RobertsonCeco Corp., 84 F.3d 560, 567 (2d Cir. 1996) (Cabranes, J.),
cert. denied, 519 U.S. 1006, 117 S.Ct. 508, 136 L.Ed.2d 398 (1996) and
519 U.S. 1007, 117 S.Ct. 508, 136 L.Ed.2d 398 (1996).
1. The Legal Standard
Plaintiffs bear the burden of establishing that this Court has personal
jurisdiction over Levett and Vincent. Bank Brussels Lambert v. Fiddler
Gonzalez & Rodriguez, 171 F.3d 779, 784 (2d Cir. 1999) (Sotomayor, J.).
obligation varies depending on the procedural posture
of the litigation. Prior to discovery, a plaintiff
challenged by a jurisdiction testing motion may defeat
the motion by pleading in good faith, see Fed. R.
Civ. P. 11, legally sufficient allegations of
jurisdiction. At that preliminary stage, the
plaintiff's prima facie showing may be established
solely by allegations.
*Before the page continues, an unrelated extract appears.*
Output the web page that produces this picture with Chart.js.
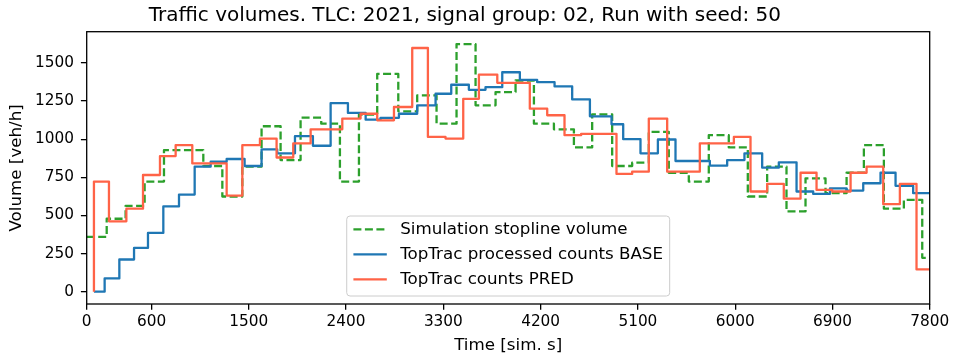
<!DOCTYPE html>
<html lang="en">
<head>
<meta charset="UTF-8">
<title>Traffic volumes</title>
<script src="https://cdn.jsdelivr.net/npm/chart.js"></script>
<style>
body { margin: 0; padding: 0; background: #fff; }
#wrap { width: 953px; height: 361px; }
</style>
</head>
<body>
<div id="wrap"><canvas id="volumeChart" width="953" height="361"></canvas></div>

<script>
// interval end time [s] and volume [veh/h] for each series (step "pre" style)
const simTime = [0,185,360,536,715,1079,1255,1440,1618,1794,1979,2170,2343,2519,2688,2883,3058,3237,3422,3598,3783,3968,4138,4323,4508,4677,4862,5047,5201,5386,5571,5756,5941,6117,6296,6475,6651,6836,7031,7191,7376,7561,7731,7800];
const simVolume = [359,359,478,563,722,928,824,624,820,1085,863,1141,1102,722,1162,1428,1183,1287,1102,1624,1222,1309,1385,1102,1065,946,1163,824,846,1048,780,722,1026,946,624,820,526,743,646,780,961,544,602,222];

const baseTime = [67,166,302,438,567,709,854,999,1147,1295,1461,1618,1763,1927,2093,2257,2417,2581,2719,2889,3058,3228,3373,3536,3690,3845,4008,4168,4329,4492,4656,4856,4964,5124,5285,5448,5766,5926,6086,6250,6404,6568,6722,6877,7031,7185,7345,7484,7647,7800];
const baseVolume = [0,0,87,211,287,385,559,637,820,852,870,824,933,907,1020,957,1237,1172,1128,1140,1167,1222,1298,1357,1324,1341,1439,1389,1374,1346,1261,1150,1098,1000,907,998,857,826,863,907,813,848,657,641,678,663,711,780,694,646];

const predTime = [67,206,367,521,678,823,977,1295,1440,1603,1757,1911,2072,2365,2534,2688,2843,3012,3157,3320,3484,3629,3799,4100,4261,4421,4575,4902,5047,5201,5371,5673,5988,6142,6296,6450,6605,6753,6898,7068,7216,7370,7524,7678,7800];
const predVolume = [0,722,461,544,765,889,961,841,630,961,1004,880,972,1065,1135,1167,1124,1211,1598,1015,1004,1265,1424,1370,1200,1157,1026,1035,772,787,1135,787,972,1015,657,707,610,780,667,657,780,820,574,707,146];

const xTicks = [0,600,1500,2400,3300,4200,5100,6000,6900,7800];
const yTicks = [0,250,500,750,1000,1250,1500];

const FONT = "'DejaVu Sans', sans-serif";

function toPoints(t, v) {
  return t.map((x, i) => ({ x: x, y: v[i] }));
}

// black box round the plot area
const frame = {
  id: 'frame',
  afterDatasetsDraw(chart) {
    const a = chart.chartArea, ctx = chart.ctx;
    ctx.save();
    ctx.strokeStyle = '#000';
    ctx.lineWidth = 1.3;
    ctx.strokeRect(a.left, a.top, a.right - a.left, a.bottom - a.top);
    ctx.restore();
  }
};

// legend box, lower centre of the plot
const boxLegend = {
  id: 'boxLegend',
  afterDraw(chart) {
    const ctx = chart.ctx, a = chart.chartArea;
    const fs = 16.7;
    const pad = 0.4 * fs, handle = 2 * fs, gap = 0.8 * fs, row = 25;
    ctx.save();
    ctx.font = fs + 'px ' + FONT;
    const sets = chart.data.datasets;
    const tw = Math.max(...sets.map(d => ctx.measureText(d.label).width));
    const w = pad * 2 + handle + gap + tw;
    const h = 80;
    const x = (a.left + a.right) / 2 - w / 2;
    const y = a.bottom - 8 - h;
    ctx.beginPath();
    ctx.roundRect(x, y, w, h, 3.3);
    ctx.fillStyle = 'rgba(255,255,255,0.8)';
    ctx.fill();
    ctx.strokeStyle = '#cccccc';
    ctx.lineWidth = 1;
    ctx.stroke();
    sets.forEach((d, i) => {
      const cy = y + 13.3 + i * row;
      ctx.beginPath();
      ctx.setLineDash(d.borderDash || []);
      ctx.strokeStyle = d.borderColor;
      ctx.lineWidth = d.borderWidth;
      ctx.moveTo(x + pad, cy);
      ctx.lineTo(x + pad + handle, cy);
      ctx.stroke();
      ctx.setLineDash([]);
      ctx.fillStyle = '#000';
      ctx.textBaseline = 'middle';
      ctx.fillText(d.label, x + pad + handle + gap, cy);
    });
    ctx.restore();
  }
};

new Chart(document.getElementById('volumeChart'), {
  type: 'line',
  data: {
    datasets: [
      {
        label: 'Simulation stopline volume',
        data: toPoints(simTime, simVolume),
        borderColor: '#2ca02c',
        borderWidth: 2.3,
        borderDash: [8, 3.5],
        stepped: 'after',
        order: 3
      },
      {
        label: 'TopTrac processed counts BASE',
        data: toPoints(baseTime, baseVolume),
        borderColor: '#1f77b4',
        borderWidth: 2.3,
        stepped: 'after',
        order: 2
      },
      {
        label: 'TopTrac counts PRED',
        data: toPoints(predTime, predVolume),
        borderColor: 'tomato',
        borderWidth: 2.3,
        stepped: 'after',
        order: 1
      }
    ]
  },
  options: {
    responsive: false,
    animation: false,
    devicePixelRatio: 1,
    elements: { point: { radius: 0 }, line: { fill: false, tension: 0, borderJoinStyle: 'round' } },
    layout: { padding: { left: 0, right: 23.3, top: 0, bottom: 0 } },
    plugins: {
      legend: { display: false },
      tooltip: { enabled: false },
      title: {
        display: true,
        text: 'Traffic volumes. TLC: 2021, signal group: 02, Run with seed: 50',
        color: '#000',
        font: { family: FONT, size: 20, weight: 'normal' },
        padding: { top: 3.7, bottom: 4 }
      }
    },
    scales: {
      x: {
        type: 'linear',
        min: 0,
        max: 7800,
        afterBuildTicks: s => { s.ticks = xTicks.map(v => ({ value: v })); },
        afterFit: s => { s.height = 57; },
        ticks: { color: '#000', font: { family: FONT, size: 15.3 }, padding: 3.5, maxRotation: 0, autoSkip: false, callback: v => String(v) },
        grid: { display: true, drawOnChartArea: false, drawTicks: true, tickLength: 5.8, color: '#000', lineWidth: 1.3 },
        border: { display: false },
        title: { display: true, text: 'Time [sim. s]', color: '#000', font: { family: FONT, size: 16.7 }, padding: { top: 0, bottom: 5 } }
      },
      y: {
        type: 'linear',
        min: -81,
        max: 1705,
        afterBuildTicks: s => { s.ticks = yTicks.map(v => ({ value: v })); },
        afterFit: s => { s.width = 86.7; },
        ticks: { color: '#000', font: { family: FONT, size: 15.3 }, padding: 7, callback: v => String(v) },
        grid: { display: true, drawOnChartArea: false, drawTicks: true, tickLength: 5.8, color: '#000', lineWidth: 1.3 },
        border: { display: false },
        title: { display: true, text: 'Volume [veh/h]', color: '#000', font: { family: FONT, size: 16.7 }, padding: { top: 7, bottom: 0 } }
      }
    }
  },
  plugins: [frame, boxLegend]
});
</script>
</body>
</html>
After discovery, the
plaintiff's prima facie showing, necessary to defeat a
jurisdiction testing motion, must include an averment
of facts that, if credited by the trier, would suffice
to establish jurisdiction over the defendant. Hoffritz
for Cutlery. Inc. v. Amajac. Ltd., 763 F.2d , at
57; Birmingham Fire Ins. Co. v. KOA Fire & Marine
Ins. Co., 572 F. Supp. 962, 964 (S.D.N.Y. 1983). At
that point, the prima facie showing must be factually
Ball v. Metallurgie Hoboken-Overpelt. S.A., 902 F.2d 194, 197 (2d Cir.
J.). See also Jazini v. Nissan Motor Co. Ltd., 148 F.3d 181,
184 (2d Cir. 1998) (Friedman, J.) (quoting Ball, 902 F.2d at 197);
PDK Labs, Inc., 103 F.3d at 1108 (same); Metropolitan Life Ins.
Co., 84 F.3d at 566-67 (same). If"an evidentiary hearing is held, the
plaintiff must demonstrate the court's personal jurisdiction over the
defendant by a preponderance of the evidence." Metropolitan Life Ins.
Co., 84 F.3d at 567. Eventually, either at an evidentiary hearing or at
trial, Plaintiffs must establish that this Court may exercise personal
jurisdiction over Levett and Vincent by a preponderance of the evidence.
A.I. Trade Finance. Inc. v. Petra Bank, 989 F.2d 76, 79-80 (2d Cir. 1993)
Contrary to Defendants' contentions, Plaintiffs do not need to
establish that this Court may exercise personal jurisdiction over Levelt
and Vincent by a preponderance of evidence at this time, because this
Court has not held an evidentiary hearing. The parties, however, have
engaged in extensive discovery thus far, but have not engaged in
discovery specifically against Levett and Vincent. It is unclear whether
Plaintiffs may make their prima facie showing of jurisdiction by merely
making legally sufficient allegations of jurisdiction, or whether
Plaintiffs must make a prima facie showing of jurisdiction that includes
an averment of facts that, if credited by the ultimate trier of fact,
would suffice to establish personal jurisdiction over Levett and
Vincent. As discussed below, Plaintiffs have met the higher burden.
Thus, it is unnecessary for this Court to consider which burden is
appropriate when a plaintiff has conducted extensive discovery, but has
not engaged in discovery against the relevant defendant.
For purposes of this motion, this Court may rely on the allegations in
the complaint and the affidavits submitted by the parties. A.I. Trade
Finance. Inc., 989 F.2d at 79. In evaluating Plaintiffs' prima facie
showing of jurisdiction, this Court must construe all pleadings and
affidavits in the light most favorable to Plaintiffs and resolve all
doubts in Plaintiffs' favor. PDK Labs. Inc., 103 F.3d at 1108; A.I. Trade
Finance. Inc., 989 F.2d at 79-80. In addition, this Court should draw all
inferences in favor of Plaintiffs. IUE AFL-CIO Pension Fund v. Herrmann,
9 F.3d 1049, 1052 (2d Cir. 1993) (Oakes, J.).
2. New York's Long-Arm Statute
This Court has specific jurisdiction over Levett and Vincent pursuant
to New York's long-arm statute, N.Y. C.P.L.R. 302(a) (McKinney 1990).